アナログ派の愉しみ/音楽◎マーラー作曲『交響曲第4番』
ミイラ取りが
ミイラになって
これを、ミイラ取りがミイラになった、と言えばいいのだろうか。
先だっての記事で、東ドイツ出身の指揮者、クラウス・テンシュテットとロンドン・フィルが来日して、1988年に行った東京公演の映像記録『ワーグナー管弦楽曲集』について書いたところ、お読みになった方から、そのソフトはどこで手に入るのか、と問い合わせをいただいた。あらためて調べてみると、かつてはふつうに流通していたものが現在では廃盤となり、かろうじてHMVオンラインショップに中古品が出ているのを見つけて質問者へ伝えたのだが、その過程で、わたしがまだ観ていないテンシュテットとボストン交響楽団の映像記録もすでに在庫僅少と知った。矢も楯もたまらず、ようやく我に返ったのは、注文したDVDが手元に届いてプレーヤーにかけようするときだった……。
曲目は、グスタフ・マーラーの『交響曲第4番』。1977年1月ボストンのコンサートで演奏されたもので、もうひとつのプログラム、モーツァルトの『ハフナー交響曲』とともにカラー映像で収録されている。
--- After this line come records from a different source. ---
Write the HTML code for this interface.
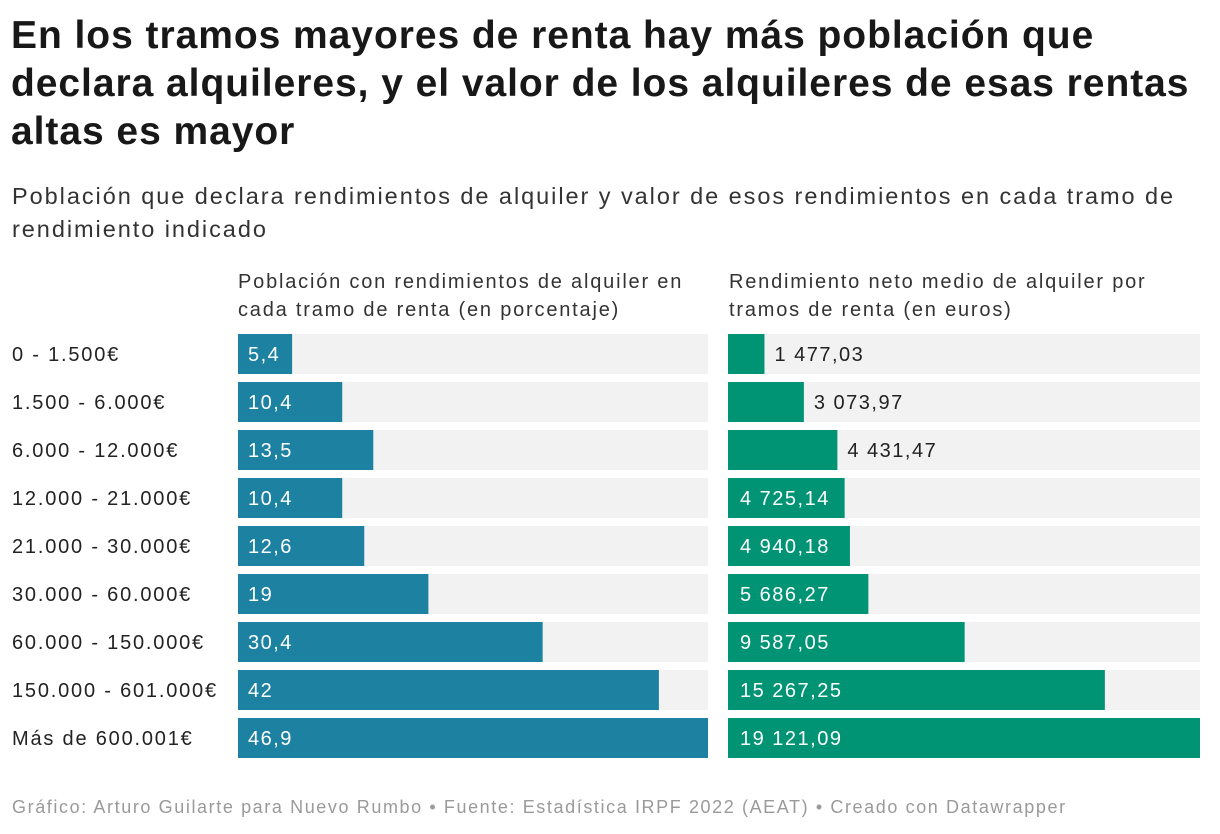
<!DOCTYPE html>
<html><head><meta charset="utf-8"><style>
body{margin:0;width:1220px;height:834px;background:#fff;font-family:"Liberation Sans",Arial,sans-serif;color:#181818;overflow:hidden;position:relative}
h1{position:absolute;left:11px;top:12px;margin:0;font-size:39px;line-height:48px;font-weight:bold;width:1210px;letter-spacing:0.95px;white-space:nowrap}
.sub{position:absolute;left:12px;top:180px;font-size:23.5px;line-height:33px;color:#333;width:1210px;letter-spacing:1.95px;white-space:nowrap}
.hd{position:absolute;top:268px;font-size:20px;line-height:28px;color:#333;letter-spacing:1.8px;white-space:nowrap}
.foot{position:absolute;left:12px;top:797px;font-size:18px;color:#9a9a9a;letter-spacing:1.6px;white-space:nowrap}
svg{position:absolute;left:0;top:0}
svg text{letter-spacing:1.5px}
svg text.lab{letter-spacing:1.8px}
</style></head><body>
<h1>En los tramos mayores de renta hay más población que<br>declara alquileres, y el valor de los alquileres de esas rentas<br>altas es mayor</h1>
<div class="sub">Población que declara rendimientos de alquiler y valor de esos rendimientos en cada tramo de<br>rendimiento indicado</div>
<div class="hd" style="left:238px">Población con rendimientos de alquiler en<br>cada tramo de renta (en porcentaje)</div>
<div class="hd" style="left:729px">Rendimiento neto medio de alquiler por<br>tramos de renta (en euros)</div>
<svg id="chart" width="1220" height="834"></svg>
<div class="foot">Gráfico: Arturo Guilarte para Nuevo Rumbo • Fuente: Estadística IRPF 2022 (AEAT) • Creado con Datawrapper</div>
<script>
const categories=["0 - 1.500€","1.500 - 6.000€","6.000 - 12.000€","12.000 - 21.000€","21.000 - 30.000€","30.000 - 60.000€","60.000 - 150.000€","150.000 - 601.000€","Más de 600.001€"];
const populationPct=[5.4,10.4,13.5,10.4,12.6,19,30.4,42,46.9];
const rentEuros=[1477.03,3073.97,4431.47,4725.14,4940.18,5686.27,9587.05,15267.25,19121.09];
const svg=document.getElementById('chart');
const NS="http://www.w3.org/2000/svg";
function fmtPct(v){return String(v).replace('.',',');}
function fmtEur(v){let p=v.toFixed(2).split('.');return p[0].replace(/\B(?=(\d{3})+(?!\d))/g,' ')+','+p[1];}
const maxP=Math.max(...populationPct),maxE=Math.max(...rentEuros);
const xL=v=>v/maxP*470, xR=v=>v/maxE*472;
const rowY=i=>334+i*48;
function txt(x,y,s,fill){const t=document.createElementNS(NS,'text');t.setAttribute('x',x);t.setAttribute('y',y);t.setAttribute('font-size','20');t.setAttribute('fill',fill);t.textContent=s;svg.appendChild(t);return t;}
function rect(x,y,w,h,fill){const r=document.createElementNS(NS,'rect');r.setAttribute('x',x);r.setAttribute('y',y);r.setAttribute('width',w);r.setAttribute('height',h);r.setAttribute('fill',fill);svg.appendChild(r);return r;}
categories.forEach((c,i)=>{
  const y=rowY(i);
  const l=txt(12,y+27,c,'#222');
  l.setAttribute('class','lab');
  
  
  const b1=rect(238,y,470,40,'#f2f2f2');
  
  
  const b2=rect(728,y,472,40,'#f2f2f2');
  
  
  const wl=xL(populationPct[i]);
  const p=rect(238,y,wl,40,'#1d81a2');
  
  
  const pl=txt(248,y+27,fmtPct(populationPct[i]),'#fff');
  
  
  const wr=xR(rentEuros[i]);
  const e=rect(728,y,wr,40,'#009474');
  
  
  const s=fmtEur(rentEuros[i]);
  const inside=wr>112;
  const el=txt(inside?740:728+wr+10,y+27,s,inside?'#fff':'#222');
  
  
});
</script>
</body></html>
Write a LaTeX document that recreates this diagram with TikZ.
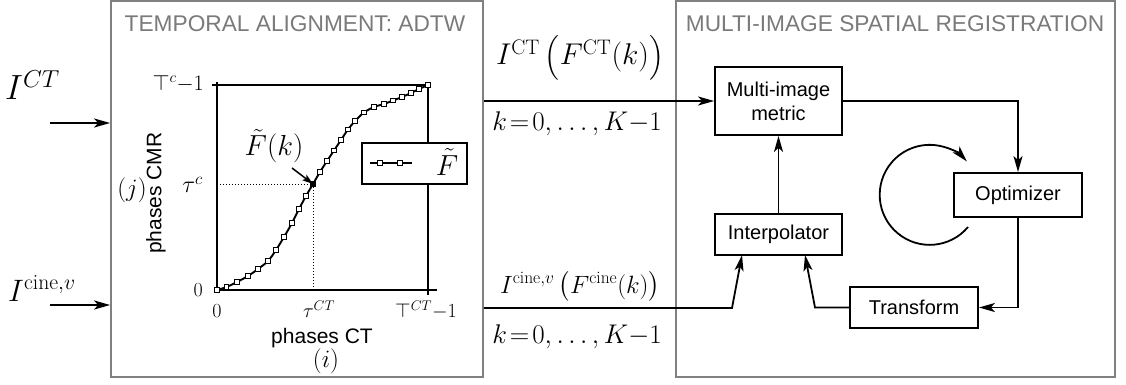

当時のボストン交響楽団は小沢征爾の音楽監督のもとで大いに意気があがっていたし、東京公演より10年あまり前のテンシュテットのほうも、まだ癌との闘いはなく、50代に入ったばかりの指揮者として脂の乗りきった姿を目の当たりにして、わたしも自然と口元が綻んでしまう。とは言え、テンシュテットが勢いに任せて流すことなどあろうはずもなく、音符のひとつひとつにこだわり抜いて、とうていひと筋縄ではいかない演奏が繰り広げられていくのだ。
マーラーが1900年に完成した四番目の交響曲の主題は「天国」だ。実は、この前に手がけた『交響曲第3番』で、ドイツ民謡詩集『子供の不思議な角笛』から選んだ「我らは天上の喜び」をソプラノ歌手にうたわせようとしたところ、とても収まり切らず、あらためてその部分をフィナーレに据えた全四楽章の交響曲が構想されたという次第だ。したがって、マーラーの交響作品のなかでは最もコンパクトで(それでも1時間近くを要するが)、全体を覆う人懐こい曲想は、あたかもステンドグラス越しに天上の情景を眺めるような印象がある。もっとも、ことはそう単純ではなさそうで、このころマーラーは悲願のウィーン宮廷歌劇場の音楽監督のポストをわがものとするため、みずからユダヤ教からローマ・カトリックへの改宗を行っている。そんなかれにとっての「天国」は、ただ天使たちが無邪気に戯れる楽園といったイメージよりも、ずっと陰影を帯びていたろうことは想像に難くない。
のちにマーラー夫人となるアルマは、たまたま婚約期間中に『交響曲第4番』のウィーン初演に向けてのオーケストラ・リハーサルに立ち会って、その際の模様をつぎのように書き残している。
「マーラーはちょうどこの頃、神経症的な激情の高じていた時であり、その上、フィルハーモニーの一部の団員の執拗な抵抗ぶりから、オーケストラ全体に対して偏見を抱くようになっていたので、これらのリハーサルは私にも恐怖の発作を起こさせることがあった。彼は激怒し、足を踏みならした。彼は名指して特にきびしくつるし上げ、またオーケストラ全体を怒鳴りつけ、いやいや演奏させるような始末で、中にはリハーサルの最中に離席する者まで出る一幕もあった」(石井宏訳)
いやはや、「天国」の主題にはおよそ似つかわしくないありさまだ。もっとも、そもそも19世紀から20世紀への橋渡しとなったメルクマールの音楽を、もし指揮者が予定調和のやり方で済ませられるとしたらよほどオメデタイのではないか。
テンシュテットの場合も、冒頭こそ微笑みを浮かべていたものの、徐々に頬を上気させ、眼光がすわり、「石をぶつけられたコウノトリ」と評されたぎくしゃくした動きが激しくなるにつれて、音楽はただならぬうねりを帯びて奔流していく。そこには当然ながら、このアメリカ公演の6年前、祖国・東ドイツを亡命し西側に活動の場を求めて以来、かれが凝視してきた「天国」の実相が二重写しになっていたろう。最終楽章に至って、ソプラノ歌手のブリン=ジュルソンがうたう天真爛漫な「我らは天上の喜び」を導きながら、テンシュテットのタクトがふと、底知れぬ闇の肌寒さを伝えてくるのに、わたしはぞっとした。あたかもマーラーそのひとが指揮台に立っているかのように見えたのである……。